Add to that the casual racism reflected in confederate flags flying from porches or affixed to vehicles in the form of bumper stickers and the scourge is multiplied.
As if there’s not enough home-grown racial animosity, the latest wave of white supremacist nonsense is largely imported. The ADL says much of the propaganda it has documented originates out of state. It has traced some 90 percent of the materials to a Texas-based white supremacist group known as the Patriot Front (one of the organizations cited by the SPLC).
This makes it difficult to know exactly how many individuals are distributing the hateful materials. Though with incidents taking place from Erie to Philadelphia, clearly, it’s too many.
Further muddying the waters: Groups like the Patriot Front have transitioned away from blatantly racist and antisemitic language, says the ADL, to “promoting a form of ‘patriotism’ that emboldens white supremacy, xenophobia, antisemitism, and fascism.” Such dog-whistle linguistic maneuvers shroud the hateful messaging.
What’s to be done?
Part of the answer lies in calling out examples of hateful speech instead of looking the other way. Confederate flags and other symbols of can no longer be excused as celebrations of the “heritage” of the South or a rebellious nature. They may be that in part, but they are also symbols of a racist ideology that terrorized Black and other minority populations in the nation for decades.
Then there are the less-obvious displays. Hate groups utilize a sometimes-dizzying litany of numerals, abbreviations and hand gestures to signal their vile ideology. Only by recognizing these symbols can the public challenge them.

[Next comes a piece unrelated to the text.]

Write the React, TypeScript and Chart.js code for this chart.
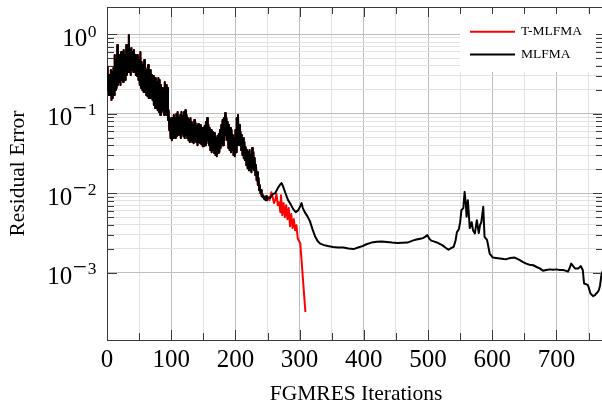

The ADL provides a comprehensive database.
Finally, local, state and federal leaders need to do a better job of prioritizing efforts to oppose hateful deeds. The useless preoccupation with relitigating the 2020 presidential election and waging culture wars against partisan bogeymen monopolizes time and attention better spent on legitimate issues. The stubborn persistence of racist, bigoted and hateful speech and acts is among the most serious of these issues — particularly in Pennsylvania.
Hateful speech leads to hate crimes. Antisemitic assaults are on the rise (the Tree of Life Synagogue shootings in suburban Pittsburgh are just one painful example), people of Asian descent have been scapegoated for the coronavirus, and LGBTQ individuals are seeing their rights under all-out assault, including in Pennsylvania.
And yet a package of bills to tighten the state’s hate crime laws sits dormant in the state Legislature.
In sum: more aggressive measures are needed to counter white supremacist propaganda, both legislatively and socially.
There are many areas in which Pennsylvania should strive to lead the nation. Propagation of hateful propaganda should not be one of them.